Universal off-diagonal long-range-order behavior for a trapped Tonks-Girardeau gas

Abstract

The scaling of the largest eigenvalue $\lambda_0$ of the one-body density matrix of a system with respect to its particle number $N$ defines an exponent $\mathcal{C}$ and a coefficient $\mathcal{B}$ via the asymptotic relation $\lambda_0 \sim \mathcal{B}\,N^{\mathcal{C}}$. The case $\mathcal{C}=1$ corresponds to off-diagonal long-range order.
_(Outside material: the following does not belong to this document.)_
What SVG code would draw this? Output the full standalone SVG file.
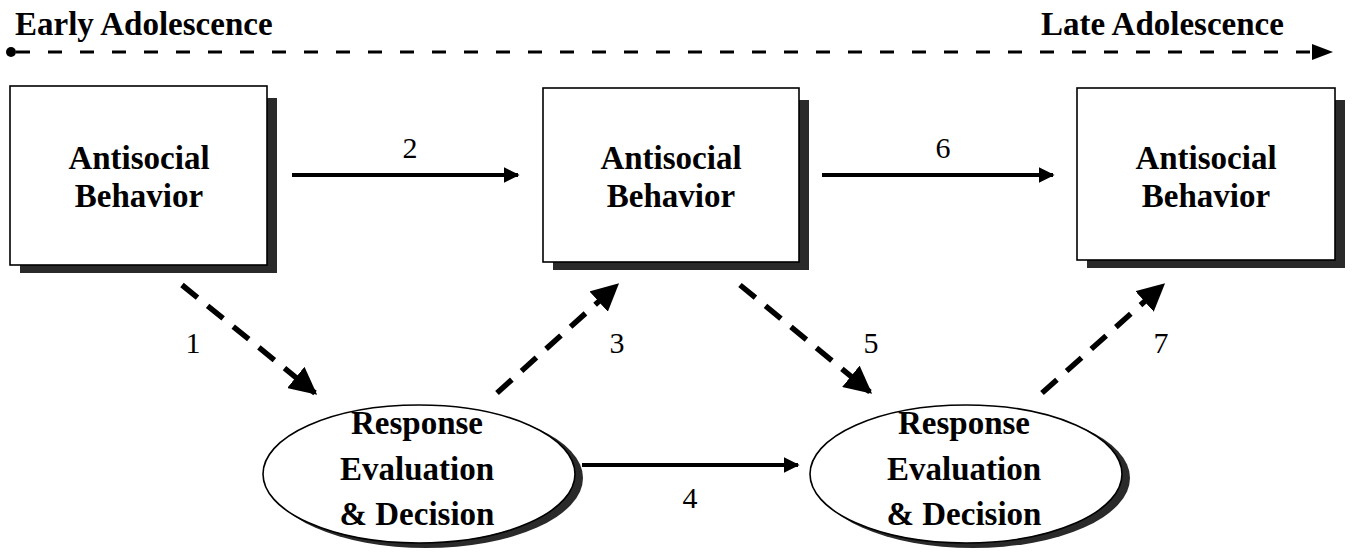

For a one-dimensional homogeneous Tonks-Girardeau gas, a well known result also confirmed by bosonization gives instead $\mathcal{C}=1/2$. Here we investigate the inhomogeneous case, initially addressing the behaviour of $\mathcal{C}$ in presence of a general external trapping potential $V$. We argue that the value $\mathcal{C}= 1/2$ characterises the hard-core system independently of the nature of the potential $V$. We then define the exponents $\gamma$ and $\beta$ which describe the scaling with $N$ of the peak of the momentum distribution and the natural orbital corresponding to $\lambda_0$ respectively, and we derive the scaling relation $\gamma + 2\beta= \mathcal{C}$. Taking as a specific case the power-law potential $V(x)\propto x^{2n}$, we give analytical formulas for $\gamma$ and $\beta$ as functions of $n$. Analytical predictions for the coefficient $\mathcal{B}$ are also obtained. These formulas are derived exploiting a recent field theoretical formulation and checked against numerical results. The agreement is excellent.